The section I was reading was examining the nature of good and evil, and Jack (as he liked to be called) was seeking to show how what is genuinely good derives not from some arbitrary determination by a higher power, but because of the vital and defining nature of God Himself. The greatest good, therefore, we can know is when we willingly give ourselves to His counsel in regards to what directs us. In this, he notes, we begin to reverse the tragedy Adam has brought upon us, retracing, if only in a small way, the path back to the garden.

This raises the importance of our not merely thinking something is true, but acting upon this (Lewis refers to the example of Abraham being willing to offer up his son) - such obedience conveys to us, teaches us, to choose aright, however arduous it may be in the moment to do so. Our will, he notes, truly becomes free in such events, for it as we 'loose' ourselves in this fashion that we truly 'find' a nature and character that is far stronger than what we normally convey.

This is the manner of action - collaboration - that needs to mark and define us. It is, he notes, what quells that foul spell placed upon our first parents and what drives Christ in His continual journey to the cross.

Here, the chapter plunges into the depths of Gods astonishing work of redemption - the yielding of the Son as victim, broken and forsaken - before noting how God has writ large the vital necessity of this offering in nature and why religion so often seeks to faintly mimic the astonishing truth of Christ's death and resurrection. It is truly eternal in meaning and scope.
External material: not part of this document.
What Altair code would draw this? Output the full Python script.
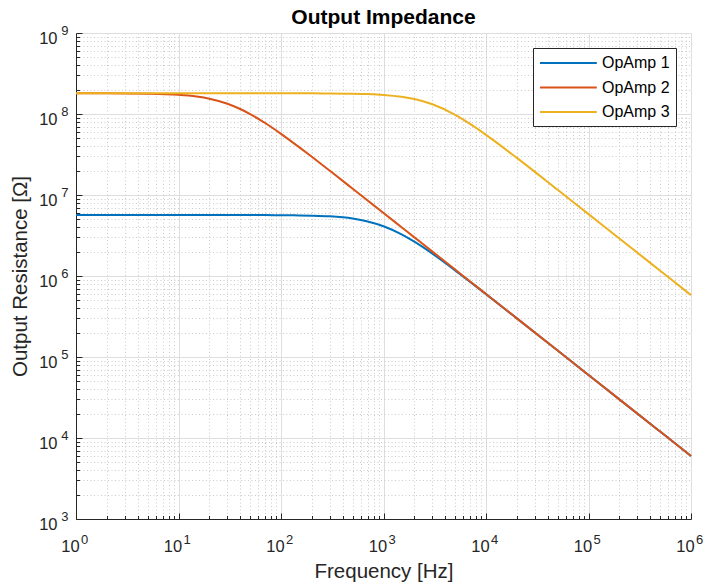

By now, the writer, as he always does, had me thinking deeply about the height and depth of this staggering drama that surrounds us, clothes us, and continually speaks to us.
I had but a few minutes before the Trinity Sunday service would begin, but I was eager to read more...

The shock of Christianity is made clear. It isn't about an abandonment of the material, as in other beliefs, but a correction of it - a placing it back on the road it was intended to take, and at the heart of that remedy is sacrifice.

Lewis had done it again.
As I read that line, I found my thoughts taken to that moment in the opening of history in the book of Revelation, where heaven must resolve the question of who is worthy to unfold what must be, and it first appears that there is none (Revelation 5: 1-4), but then, as John weeps, there comes amongst the eternal congregation the one who can do all that is required - "I saw a lamb standing, as though it had been slain"(verse 6).

At the very heart of the Godhead is a love and willingness so deep that it readily gives itself fully to another - Father to Son and Spirit, Son to Father and Spirit, and Spirit to Son and Father. This is the true nature, the true goodness of our Creator and Redeemer, and it is this we see so fully expressed in the nature and work of Jesus Christ, the Lamb who came to take the sins of the world. This is why there is a goodness found within the suffering and pain of those who look at what is behind the nature of our present realm.

What a thought to take me into the service... one which continued to work on me for the rest of the day. No wonder Paul encourages us to have such a mind within us (Philippians 2:5-11).

Some 'conversations' will stay with us.
I'm looking forward to another visit very soon.